TCP/IP Server Failures

2005-11-04

One of the good things about the server performance testing that I’ve been doing recently is that I have been able to witness some rather rare failure conditions in action and seen how The Server Framework handles them.

When using IO Completion Ports for asynchronous IO you get notifications when reads and write complete. Read completions are obviously an important event, it’s where you receive incoming data. Write completions, on the other hand, are often viewed as less important. All that a write completion tells you is that the TCP/IP stack has taken ownership of your data. It doesn’t guarantee that the data has been sent or that it has been received by the other party, you need to rely on your own protocol to transmit that kind of information. The current framework design provides virtual functions to deal with read and write completions. All servers need to provide an implementation for ReadCompleted() but, for the most part, most servers can pretty much ignore WriteCompleted(). The default implementation of WriteCompleted() used to look like this:

void CStreamSocketConnectionManagerCallbacks::WriteCompleted(
   IStreamSocket *pSocket,
   IBuffer *pBuffer)
{
   // Derived class overrides this to deal with write completions
  
   // The check below has never failed in production code.
  
   if (pBuffer->GetUsed() != pBuffer->GetWSABUF()->len)
   {
      OnError(pSocket, 
         _T("CStreamSocketConnectionManager::WriteCompleted")
         _T(" - Socket write where not all data was written - expected: ") + 
         ToString(pBuffer->GetWSABUF()->len) + 
         _T(" sent:") + ToString(pBuffer->GetUsed()));
   }
}

After running my test tool in such a way that the server is pushed to exhaust the non-paged pool or exceed the I/O page lock limit I have now actually seen the test above fail. The comment now reads:

   // The check below has never failed in production code
   // but can do so if you run out of non-paged pool at the right point...
   // If you only have a single write pending you can resync and resend based
   // on what you actually managed to send...

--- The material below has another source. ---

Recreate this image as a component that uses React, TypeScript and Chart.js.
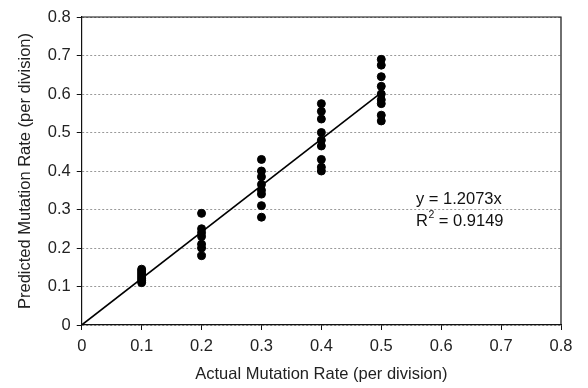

Obviously what you can actually do at this point will depend on your server design and the protocol that it’s talking. All of the failures that I’ve seen so far have been total failures. That is the amount of data sent has been 0 but then my buffer sizes have been smaller than the operating system’s page size. If your send buffers are multiple pages in size then I guess you could, perhaps, see partial failures where part of the buffer is sent (more testing required here I guess). Since you have the data buffer and details of how much of the buffer was actually sent you could attempt to resend the data (though trying straight away would probably be a bad idea). I’m pretty sure that this failure is due to non-paged pool exhaustion, but without seeing the code inside the TCP/IP stack I can’t be sure.

The other failure that I hadn’t seen before was due to exceeding the “I/O page lock limit”. The design of The Server Framework means that all IO operations are performed on the IO pool threads. That is the IO threads issue the actual read and write calls as well as handle the completions. I do this because it simplifies the use of the framework (as I mentioned in the original article, by doing this we avoid having to worry about thread termination affecting outstanding IO requests). The downside of this design is that there’s a slight performance hit due to the extra trip through the IOCP (although we optimise this away if we know we’re already on an IO thread) and the fact that if the actual calls to WSASend() or WSARecv() fail then we have to report that failure in a slightly convoluted manner. Up until this recent testing exercise these calls haven’t failed. The actual code looks something like this:

   if (SOCKET_ERROR == ::WSASend(
      pSocket->GetSocket(),
      pBuffer->GetWSABUF(), 
      1, 
      &dwSendNumBytes,
      dwFlags,
      static_cast<OVERLAPPED*>(pBuffer), 
      NULL))
   {
      DWORD lastError = ::WSAGetLastError();
  
      if (ERROR_IO_PENDING != lastError)
      {
         pSocket->OnConnectionError(WriteError, pBuffer, lastError);
           
         pSocket->WriteCompleted();  // this pending write will never complete...
  
         pSocket->Release();
         pBuffer->Release();
      }
   }

Failures get passed through to the socket’s OnConnectionError() which gets routed back through to the derived server or connection manager object where you can handle the failure. At present both read errors and write errors are routed to the same handler with an enum used to differentiate them. I don’t currently pass the dwSendNumBytes parameter through as I assume that a failure is always total (that’s now on my list of things to check). Again what you can do to recover depends on your server design and the protocol you’re using. One thing to be aware of is that if a read fails in this way and your design means that you only have a single read pending on each socket at any one time then you now do not have a read pending on this socket and, as is quite usual in servers that I design, if your connection is being held open purely by the fact that the reference count on the socket is held above zero by the pending read then your connection will close.